Restaurant food here is cheap and exceedingly fast – if the first dish doesn’t appear within a couple of minutes of ordering the customers start shouting at the staff to hurry up. Usually we order a selection of dishes and share everything without bothering with plates, just eating direct from the serving plates with chopsticks.

The other option is street food – the best so far has been a happy chap who appears outside the flat every morning to cook breakfast pancakes. These are freshly made green bean flour pancakes with one or two scrambled eggs cooked on top, then spread with sesame paste, red bean paste, a lot of chilli and fresh herbs, then folded around something that looks like a large potato crisp. This is bashed a few times with the spatula to break up the crisp then served to you in a plastic bag. The end result is a freshly cooked, tasty, healthy breakfast that fills you up way past lunchtime for all of 2¥, or 20p.

The most expensive meal so far has been a traditional hot pot meal for 4. The restaurant is so popular it has a waiting room designed for queues of up to two hours. The waiting rooms has people offering manicures, pedicures and board games such as Chinese chess, or just chess as they call it… The waiting area also has a wide array of snacks but it’s best to stay away from these otherwise you’d be full before actually getting anywhere near the restaurant. It also has waiters bringing a selection of free herbal teas and cold drinks.

I could have had a pleasant afternoon out just waiting for the meal but eventually we were ushered into the crowded restaurant and shown to a table with a large hole in the centre. As soon as we were seated a pair of waiters appeared with chopsticks, napkins and hot towels. Another pair appeared with sauces and crackers. Another two appeared carrying a steaming bucket that was placed in the hole in the centre of the table and some unseen burners sprang into life bringing the liquid quickly to the boil, with the fumes escaping through an overhead vent.

Now that we could see through the clearing smoke it became apparent that the bucket was divided into two with one side full of white broth with mushrooms, green things and white lumps floating about. The other side was far scarier – whole red chillies floated in boiling red chilli oil, bumping against large brown blobs of congealed pork blood.

We were taken over to a counter where we made our own dipping sauce from a wide selection of ingredients. I couldn’t decide and made two; the first was my own concoction of satay sauce with added peanuts and green leaves, the other a recommended mix of sesame paste and garlic.

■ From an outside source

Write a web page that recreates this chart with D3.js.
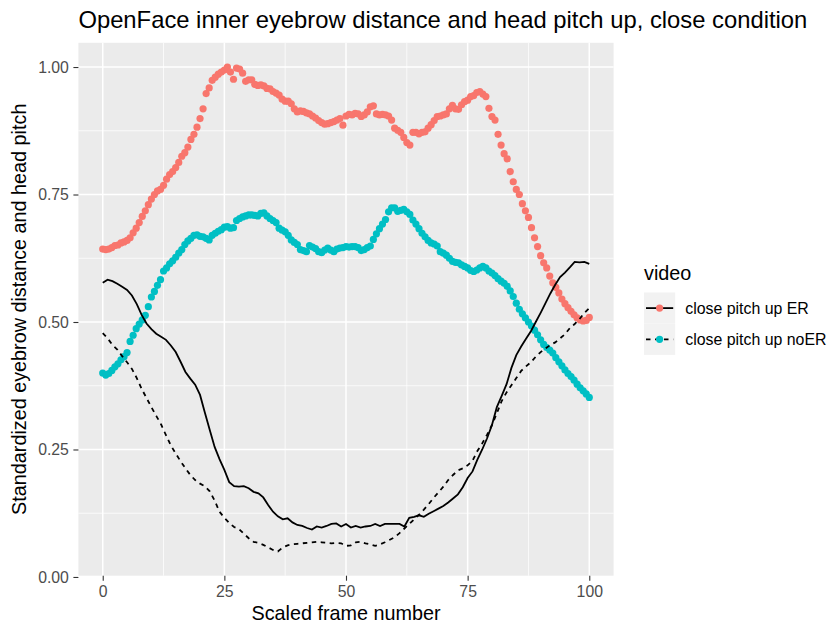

We’d only been a couple of minutes but back at the table our hosts had ordered and the meat had arrived and was stacked all around the bucket. We had beef, pork, mushrooms, lotus root, lotus seeds, scallops, noodles, a plate of assorted greens and some unidentified white root.

These are just picked up and dropped into either the white or chilli side of the bucket and left to cook as long as you think is necessary. The thinly sliced meat cooked in seconds but the lotus root took a few minutes to soften up and was worth the wait. The chilli was as hot as it looked but a waiter was always on hand filling up glasses of lemon water or herbal tea to sooth the burn.

Two hours later it was barely possible to walk, but we loosened our belts and waddled out to a combined bill of just ¥260, which is just £6.50/$10 each.